▸ **Requirements**
Retype the whole listing, please, keeping every line exact and dropping the pictures.
++++++
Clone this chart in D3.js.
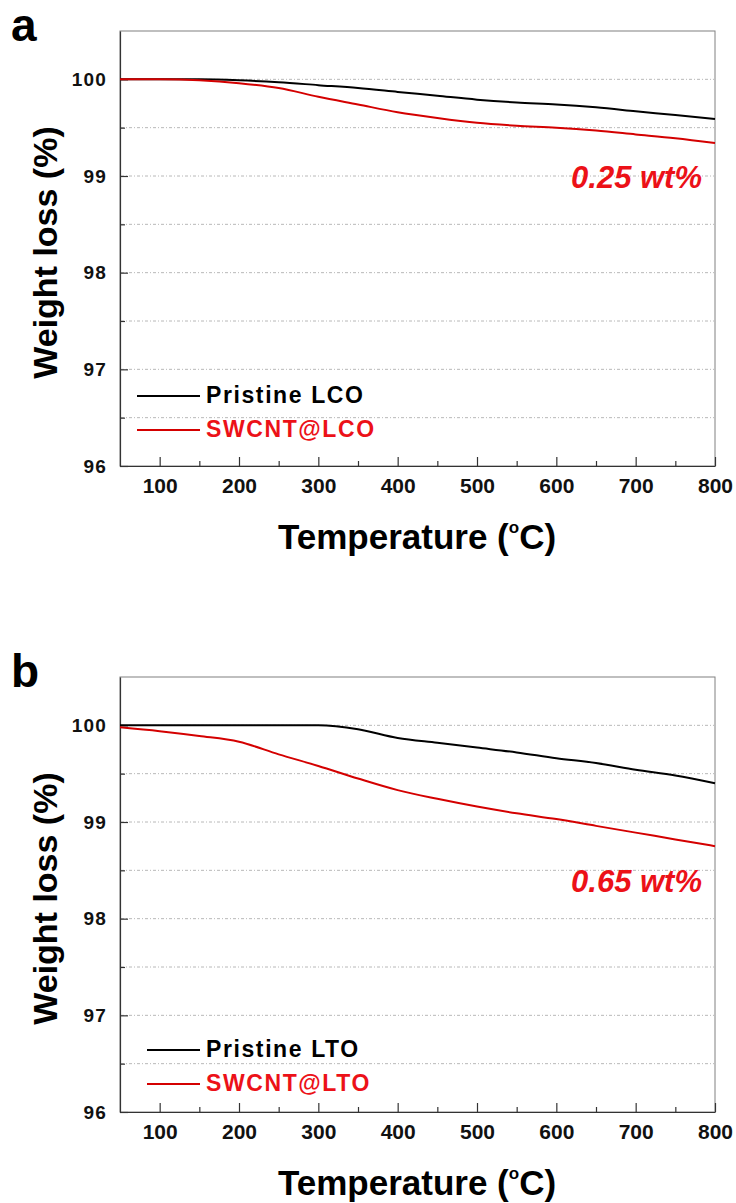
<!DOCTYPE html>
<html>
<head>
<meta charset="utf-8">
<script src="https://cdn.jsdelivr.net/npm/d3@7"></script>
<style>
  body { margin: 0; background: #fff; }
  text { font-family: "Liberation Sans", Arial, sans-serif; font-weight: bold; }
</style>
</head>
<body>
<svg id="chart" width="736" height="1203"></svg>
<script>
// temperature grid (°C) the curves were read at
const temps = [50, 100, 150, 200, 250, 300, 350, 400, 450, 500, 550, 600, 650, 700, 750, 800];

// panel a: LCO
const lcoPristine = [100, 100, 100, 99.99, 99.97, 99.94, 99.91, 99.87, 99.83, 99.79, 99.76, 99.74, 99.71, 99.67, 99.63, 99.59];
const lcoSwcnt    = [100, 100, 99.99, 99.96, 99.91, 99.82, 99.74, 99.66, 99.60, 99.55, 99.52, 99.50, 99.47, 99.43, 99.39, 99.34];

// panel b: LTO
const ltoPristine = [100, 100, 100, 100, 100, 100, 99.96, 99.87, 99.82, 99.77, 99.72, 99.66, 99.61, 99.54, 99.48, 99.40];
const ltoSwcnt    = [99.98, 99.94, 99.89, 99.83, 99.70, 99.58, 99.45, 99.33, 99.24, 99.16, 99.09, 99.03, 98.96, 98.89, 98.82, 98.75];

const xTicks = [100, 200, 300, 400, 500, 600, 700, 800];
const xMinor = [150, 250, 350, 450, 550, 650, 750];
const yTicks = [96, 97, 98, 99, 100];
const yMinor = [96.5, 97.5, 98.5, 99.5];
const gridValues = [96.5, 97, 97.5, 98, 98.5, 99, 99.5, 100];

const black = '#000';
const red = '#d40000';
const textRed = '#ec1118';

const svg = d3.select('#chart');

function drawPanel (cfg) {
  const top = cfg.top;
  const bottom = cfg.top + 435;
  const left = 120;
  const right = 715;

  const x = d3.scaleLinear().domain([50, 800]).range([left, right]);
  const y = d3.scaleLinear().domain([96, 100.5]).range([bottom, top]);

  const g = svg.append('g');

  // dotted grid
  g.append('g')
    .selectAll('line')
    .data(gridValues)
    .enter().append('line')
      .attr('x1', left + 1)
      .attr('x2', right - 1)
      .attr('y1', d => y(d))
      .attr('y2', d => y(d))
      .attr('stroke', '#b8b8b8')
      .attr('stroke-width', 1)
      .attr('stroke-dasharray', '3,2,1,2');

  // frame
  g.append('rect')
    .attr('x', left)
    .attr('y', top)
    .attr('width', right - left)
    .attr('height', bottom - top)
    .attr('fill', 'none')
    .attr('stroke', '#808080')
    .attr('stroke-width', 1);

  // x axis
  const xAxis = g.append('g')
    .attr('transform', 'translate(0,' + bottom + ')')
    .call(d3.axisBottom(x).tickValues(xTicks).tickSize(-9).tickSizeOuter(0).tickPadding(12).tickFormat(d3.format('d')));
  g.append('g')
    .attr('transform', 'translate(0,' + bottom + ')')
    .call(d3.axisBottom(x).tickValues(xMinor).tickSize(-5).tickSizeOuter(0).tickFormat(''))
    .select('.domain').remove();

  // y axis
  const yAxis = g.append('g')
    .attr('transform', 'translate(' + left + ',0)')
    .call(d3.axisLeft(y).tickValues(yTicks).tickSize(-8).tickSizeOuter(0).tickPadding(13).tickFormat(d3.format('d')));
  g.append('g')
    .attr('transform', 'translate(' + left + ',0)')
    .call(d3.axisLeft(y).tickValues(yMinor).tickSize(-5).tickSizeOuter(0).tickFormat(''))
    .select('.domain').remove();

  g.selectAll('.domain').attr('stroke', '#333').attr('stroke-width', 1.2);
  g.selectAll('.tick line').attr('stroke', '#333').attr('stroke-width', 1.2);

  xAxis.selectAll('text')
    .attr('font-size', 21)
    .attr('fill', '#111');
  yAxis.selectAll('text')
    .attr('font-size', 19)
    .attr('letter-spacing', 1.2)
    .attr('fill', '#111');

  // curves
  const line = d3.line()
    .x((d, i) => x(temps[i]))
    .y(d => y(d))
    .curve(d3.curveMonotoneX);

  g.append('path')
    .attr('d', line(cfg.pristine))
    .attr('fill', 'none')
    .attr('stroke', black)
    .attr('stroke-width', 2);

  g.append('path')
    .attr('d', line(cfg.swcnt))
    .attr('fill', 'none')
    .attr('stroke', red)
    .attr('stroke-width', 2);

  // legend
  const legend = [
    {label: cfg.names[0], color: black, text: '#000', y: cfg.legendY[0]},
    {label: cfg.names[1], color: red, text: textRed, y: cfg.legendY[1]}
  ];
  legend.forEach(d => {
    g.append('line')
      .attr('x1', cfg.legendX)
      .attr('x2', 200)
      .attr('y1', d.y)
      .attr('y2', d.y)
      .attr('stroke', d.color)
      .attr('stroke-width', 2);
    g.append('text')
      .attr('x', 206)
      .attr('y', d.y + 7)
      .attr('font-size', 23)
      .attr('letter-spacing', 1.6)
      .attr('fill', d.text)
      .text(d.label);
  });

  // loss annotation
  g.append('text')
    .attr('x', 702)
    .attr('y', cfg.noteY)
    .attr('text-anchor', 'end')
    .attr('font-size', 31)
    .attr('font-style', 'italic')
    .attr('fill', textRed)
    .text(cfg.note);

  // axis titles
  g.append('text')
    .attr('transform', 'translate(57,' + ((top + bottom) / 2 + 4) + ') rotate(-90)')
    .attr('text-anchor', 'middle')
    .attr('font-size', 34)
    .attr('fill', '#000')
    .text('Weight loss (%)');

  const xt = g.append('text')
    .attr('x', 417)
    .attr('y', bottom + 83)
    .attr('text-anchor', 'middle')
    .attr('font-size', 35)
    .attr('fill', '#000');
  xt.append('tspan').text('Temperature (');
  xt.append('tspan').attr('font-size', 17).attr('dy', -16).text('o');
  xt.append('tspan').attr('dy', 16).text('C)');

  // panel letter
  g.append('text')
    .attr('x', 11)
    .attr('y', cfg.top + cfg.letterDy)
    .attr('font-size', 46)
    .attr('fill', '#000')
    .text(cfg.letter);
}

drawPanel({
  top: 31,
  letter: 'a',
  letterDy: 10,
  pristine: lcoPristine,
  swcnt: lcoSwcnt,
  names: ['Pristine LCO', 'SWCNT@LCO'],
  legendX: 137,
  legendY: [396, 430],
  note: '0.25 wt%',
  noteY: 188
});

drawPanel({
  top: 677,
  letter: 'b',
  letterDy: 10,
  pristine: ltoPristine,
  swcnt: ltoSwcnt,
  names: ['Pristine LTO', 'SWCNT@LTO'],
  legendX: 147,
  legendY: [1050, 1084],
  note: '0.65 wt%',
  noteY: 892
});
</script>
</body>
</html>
++++++
▸ **Output of the task**
Clone this chart in D3.js.
<!DOCTYPE html>
<html>
<head>
<meta charset="utf-8">
<script src="https://cdn.jsdelivr.net/npm/d3@7"></script>
<style>
  body { margin: 0; background: #fff; }
  text { font-family: "Liberation Sans", Arial, sans-serif; font-weight: bold; }
</style>
</head>
<body>
<svg id="chart" width="736" height="1203"></svg>
<script>
// temperature grid (°C) the curves were read at
const temps = [50, 100, 150, 200, 250, 300, 350, 400, 450, 500, 550, 600, 650, 700, 750, 800];

// panel a: LCO
const lcoPristine = [100, 100, 100, 99.99, 99.97, 99.94, 99.91, 99.87, 99.83, 99.79, 99.76, 99.74, 99.71, 99.67, 99.63, 99.59];
const lcoSwcnt    = [100, 100, 99.99, 99.96, 99.91, 99.82, 99.74, 99.66, 99.60, 99.55, 99.52, 99.50, 99.47, 99.43, 99.39, 99.34];

// panel b: LTO
const ltoPristine = [100, 100, 100, 100, 100, 100, 99.96, 99.87, 99.82, 99.77, 99.72, 99.66, 99.61, 99.54, 99.48, 99.40];
const ltoSwcnt    = [99.98, 99.94, 99.89, 99.83, 99.70, 99.58, 99.45, 99.33, 99.24, 99.16, 99.09, 99.03, 98.96, 98.89, 98.82, 98.75];

const xTicks = [100, 200, 300, 400, 500, 600, 700, 800];
const xMinor = [150, 250, 350, 450, 550, 650, 750];
const yTicks = [96, 97, 98, 99, 100];
const yMinor = [96.5, 97.5, 98.5, 99.5];
const gridValues = [96.5, 97, 97.5, 98, 98.5, 99, 99.5, 100];

const black = '#000';
const red = '#d40000';
const textRed = '#ec1118';

const svg = d3.select('#chart');

function drawPanel (cfg) {
  const top = cfg.top;
  const bottom = cfg.top + 435;
  const left = 120;
  const right = 715;

  const x = d3.scaleLinear().domain([50, 800]).range([left, right]);
  const y = d3.scaleLinear().domain([96, 100.5]).range([bottom, top]);

  const g = svg.append('g');

  // dotted grid
  g.append('g')
    .selectAll('line')
    .data(gridValues)
    .enter().append('line')
      .attr('x1', left + 1)
      .attr('x2', right - 1)
      .attr('y1', d => y(d))
      .attr('y2', d => y(d))
      .attr('stroke', '#b8b8b8')
      .attr('stroke-width', 1)
      .attr('stroke-dasharray', '3,2,1,2');

  // frame
  g.append('rect')
    .attr('x', left)
    .attr('y', top)
    .attr('width', right - left)
    .attr('height', bottom - top)
    .attr('fill', 'none')
    .attr('stroke', '#808080')
    .attr('stroke-width', 1);

  // x axis
  const xAxis = g.append('g')
    .attr('transform', 'translate(0,' + bottom + ')')
    .call(d3.axisBottom(x).tickValues(xTicks).tickSize(-9).tickSizeOuter(0).tickPadding(12).tickFormat(d3.format('d')));
  g.append('g')
    .attr('transform', 'translate(0,' + bottom + ')')
    .call(d3.axisBottom(x).tickValues(xMinor).tickSize(-5).tickSizeOuter(0).tickFormat(''))
    .select('.domain').remove();

  // y axis
  const yAxis = g.append('g')
    .attr('transform', 'translate(' + left + ',0)')
    .call(d3.axisLeft(y).tickValues(yTicks).tickSize(-8).tickSizeOuter(0).tickPadding(13).tickFormat(d3.format('d')));
  g.append('g')
    .attr('transform', 'translate(' + left + ',0)')
    .call(d3.axisLeft(y).tickValues(yMinor).tickSize(-5).tickSizeOuter(0).tickFormat(''))
    .select('.domain').remove();

  g.selectAll('.domain').attr('stroke', '#333').attr('stroke-width', 1.2);
  g.selectAll('.tick line').attr('stroke', '#333').attr('stroke-width', 1.2);

  xAxis.selectAll('text')
    .attr('font-size', 21)
    .attr('fill', '#111');
  yAxis.selectAll('text')
    .attr('font-size', 19)
    .attr('letter-spacing', 1.2)
    .attr('fill', '#111');

  // curves
  const line = d3.line()
    .x((d, i) => x(temps[i]))
    .y(d => y(d))
    .curve(d3.curveMonotoneX);

  g.append('path')
    .attr('d', line(cfg.pristine))
    .attr('fill', 'none')
    .attr('stroke', black)
    .attr('stroke-width', 2);

  g.append('path')
    .attr('d', line(cfg.swcnt))
    .attr('fill', 'none')
    .attr('stroke', red)
    .attr('stroke-width', 2);

  // legend
  const legend = [
    {label: cfg.names[0], color: black, text: '#000', y: cfg.legendY[0]},
    {label: cfg.names[1], color: red, text: textRed, y: cfg.legendY[1]}
  ];
  legend.forEach(d => {
    g.append('line')
      .attr('x1', cfg.legendX)
      .attr('x2', 200)
      .attr('y1', d.y)
      .attr('y2', d.y)
      .attr('stroke', d.color)
      .attr('stroke-width', 2);
    g.append('text')
      .attr('x', 206)
      .attr('y', d.y + 7)
      .attr('font-size', 23)
      .attr('letter-spacing', 1.6)
      .attr('fill', d.text)
      .text(d.label);
  });

  // loss annotation
  g.append('text')
    .attr('x', 702)
    .attr('y', cfg.noteY)
    .attr('text-anchor', 'end')
    .attr('font-size', 31)
    .attr('font-style', 'italic')
    .attr('fill', textRed)
    .text(cfg.note);

  // axis titles
  g.append('text')
    .attr('transform', 'translate(57,' + ((top + bottom) / 2 + 4) + ') rotate(-90)')
    .attr('text-anchor', 'middle')
    .attr('font-size', 34)
    .attr('fill', '#000')
    .text('Weight loss (%)');

  const xt = g.append('text')
    .attr('x', 417)
    .attr('y', bottom + 83)
    .attr('text-anchor', 'middle')
    .attr('font-size', 35)
    .attr('fill', '#000');
  xt.append('tspan').text('Temperature (');
  xt.append('tspan').attr('font-size', 17).attr('dy', -16).text('o');
  xt.append('tspan').attr('dy', 16).text('C)');

  // panel letter
  g.append('text')
    .attr('x', 11)
    .attr('y', cfg.top + cfg.letterDy)
    .attr('font-size', 46)
    .attr('fill', '#000')
    .text(cfg.letter);
}

drawPanel({
  top: 31,
  letter: 'a',
  letterDy: 10,
  pristine: lcoPristine,
  swcnt: lcoSwcnt,
  names: ['Pristine LCO', 'SWCNT@LCO'],
  legendX: 137,
  legendY: [396, 430],
  note: '0.25 wt%',
  noteY: 188
});

drawPanel({
  top: 677,
  letter: 'b',
  letterDy: 10,
  pristine: ltoPristine,
  swcnt: ltoSwcnt,
  names: ['Pristine LTO', 'SWCNT@LTO'],
  legendX: 147,
  legendY: [1050, 1084],
  note: '0.65 wt%',
  noteY: 892
});
</script>
</body>
</html>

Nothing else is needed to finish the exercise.